I advise that people who really want to know what the SCOTUS discussed regarding ephemeral drainage systems, what are navigable waters, what is a point source, and other pertinent information, read what Justice Scalia wrote for the plurality in Rapanos (http://www.supremecourt.gov/opinions/05pdf/04-1034.pdf). Scalia discusses ephemeral drainage systems in detail and clearly states that these are not Navigable Waters of the United States). However, I have included some excerpts below.

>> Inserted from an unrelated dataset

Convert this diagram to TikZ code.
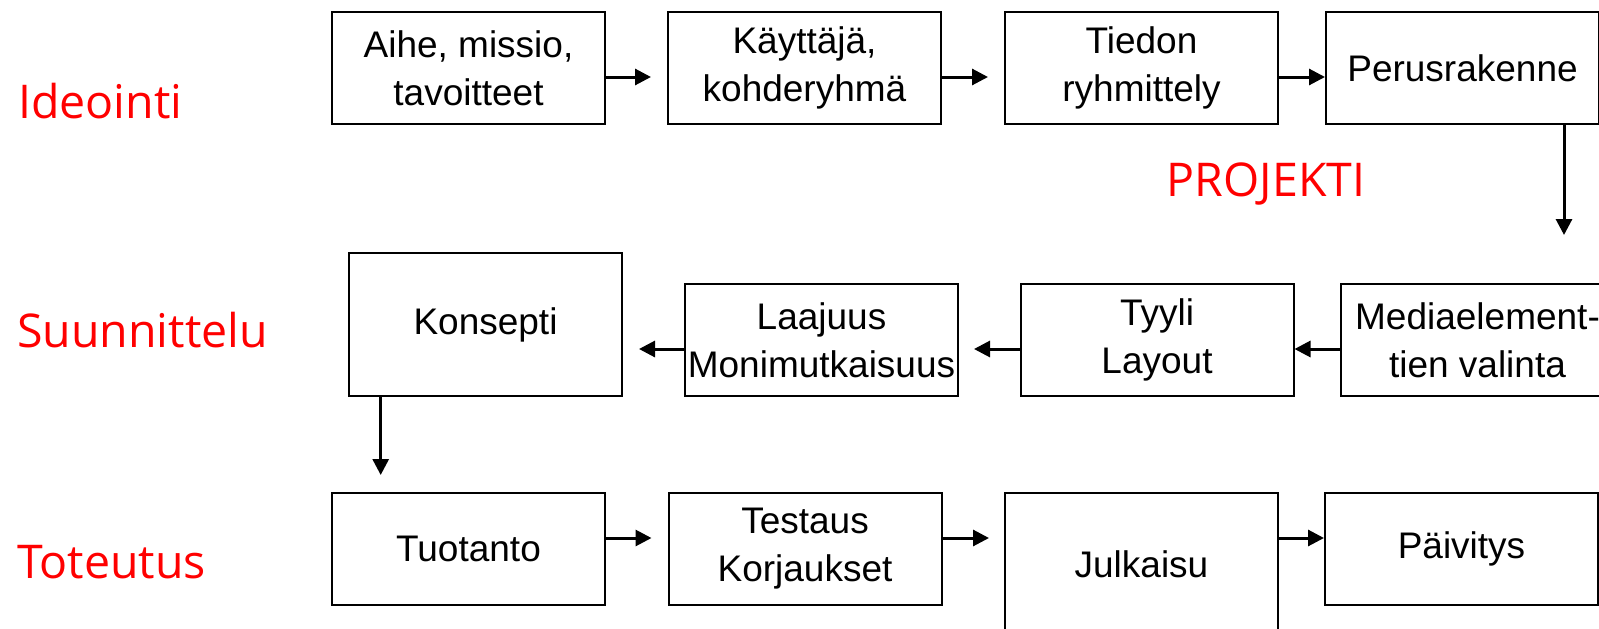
\documentclass[tikz,border=0pt]{standalone}
\usepackage{fontspec}
\setmainfont{Liberation Sans}
\newfontfamily\labelfont{Open Sans}
\usetikzlibrary{arrows.meta}
\definecolor{labelred}{RGB}{255,0,0}
\begin{document}
\begin{tikzpicture}[x=1pt,y=-1pt,
  box/.style={draw=black,line width=2pt,minimum width=273pt,minimum height=112pt,
    inner sep=0pt,align=center,font=\fontsize{37}{48}\selectfont},
  tallbox/.style={box,minimum height=143pt},
  arr/.style={line width=3pt,-{Triangle[length=16pt,width=16pt]}},
  phase/.style={text=labelred,font=\labelfont\fontsize{46.5}{56}\selectfont,inner sep=0pt,anchor=base west},
]
\useasboundingbox (0,0) rectangle (1599,629);
\clip (0,0) rectangle (1599,629);
\fill[white] (0,0) rectangle (1599,629);

% phase labels
\node[phase] (ideointi) at (18,118) {Ideointi};
\node[phase] (suunnittelu) at (17,347) {Suunnittelu};
\node[phase] (toteutus) at (17,578) {Toteutus};
\node[phase,anchor=base] (projekti) at (1266,196) {PROJEKTI};

% row 1
\node[box] (b1) at (468.5,68) {Aihe, missio,\\tavoitteet};
\node[box] (b2) at (804.5,68) {Käyttäjä,\\kohderyhmä};
\node[box] (b3) at (1141.5,68) {Tiedon\\ryhmittely};
\node[box] (b4) at (1462.5,68) {Perusrakenne};

% row 2
\node[tallbox] (konsepti) at (485.5,324.5) {Konsepti};
\node[box] (laajuus) at (821.5,340) {Laajuus\\Monimutkaisuus};
\node[box] (tyyli) at (1157,340) {Tyyli\\Layout};
\node[box] (media) at (1477.5,340) {Mediaelement-\\tien valinta};

% row 3
\node[box] (tuotanto) at (468.5,548.5) {Tuotanto};
\node[box] (testaus) at (805,548.5) {Testaus\\Korjaukset};
\node[tallbox] (julkaisu) at (1141.5,564.5) {Julkaisu};
\node[box] (paivitys) at (1461.5,548.5) {Päivitys};

% connectors row 1
\draw[arr,shorten >=16pt] ([yshift=-9pt]b1.east) -- ([yshift=-9pt]b2.west);
\draw[arr,shorten >=16pt] ([yshift=-9pt]b2.east) -- ([yshift=-9pt]b3.west);
\draw[arr] ([yshift=-9pt]b3.east) -- ([yshift=-9pt]b4.west);
\coordinate (d1) at (1564,235);
\draw[arr] (b4.south -| d1) -- (d1);

% connectors row 2
\draw[arr] ([yshift=-9pt]media.west) -- ([yshift=-9pt]tyyli.east);
\draw[arr,shorten >=15pt] ([yshift=-9pt]tyyli.west) -- ([yshift=-9pt]laajuus.east);
\draw[arr,shorten >=16pt] ([yshift=-9pt]laajuus.west) -- ([yshift=-9pt]laajuus.west -| konsepti.east);
\coordinate (d2) at (380.7,475);
\draw[arr] (konsepti.south -| d2) -- (d2);

% connectors row 3
\draw[arr,shorten >=16pt] ([yshift=10.5pt]tuotanto.east) -- ([yshift=10.5pt]testaus.west);
\draw[arr,shorten >=15pt] ([yshift=10.5pt]testaus.east) -- ([yshift=10.5pt]testaus.east -| julkaisu.west);
\draw[arr] ([yshift=10.5pt]paivitys.west -| julkaisu.east) -- ([yshift=10.5pt]paivitys.west);
\end{tikzpicture}
\end{document}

Again, I encourage everyone to read what Scalia said in Rapanos because he makes the best arguments I can think of regarding the Corps proposed new rule and he uses somewhat strong words, such as: “the U. S. Army Corps of Engineers (Corps) exercises the discretion of an enlightened despot.” Scalia expounds on the Corps and USEPA’s determination to make everything jurisdictional (sound familiar?):
The enforcement proceedings against Mr. Rapanos are a small part of the immense expansion of federal regulation of land use that has occurred under the Clean Water Act—without any change in the governing statute—during the past five Presidential administrations. In the last three decades, the Corps and the Environmental Protection Agency(EPA) have interpreted their jurisdiction over “the waters of the United States” to cover 270-to-300 million acres of swampy lands in the United States—including half of Alaska and an area the size of California in the lower 48 States. And that was just the beginning. The Corps has also asserted jurisdiction over virtually any parcel of land containing a channel or conduit—whether man-made or natural, broad or narrow, permanent or ephemeral—through which rainwater or drainage may occasionally or intermittently flow. On this view, the federally regulated “waters of the United States” include storm drains, roadside ditches, ripples of sand in the desert that may contain water once a year, and lands that are covered by floodwaters once every 100 years. Because they include the land containing storm sewers and desert washes, the statutory “waters of the United States” engulf entire cities and immense arid wastelands. In fact, the entire land area of the United States lies in some drainage basin, and an endless network of visible channels furrows the entire surface, containing water ephemerally wherever the rain falls. Any plot of land containing such a channel may potentially be regulated as a “water of the United States.”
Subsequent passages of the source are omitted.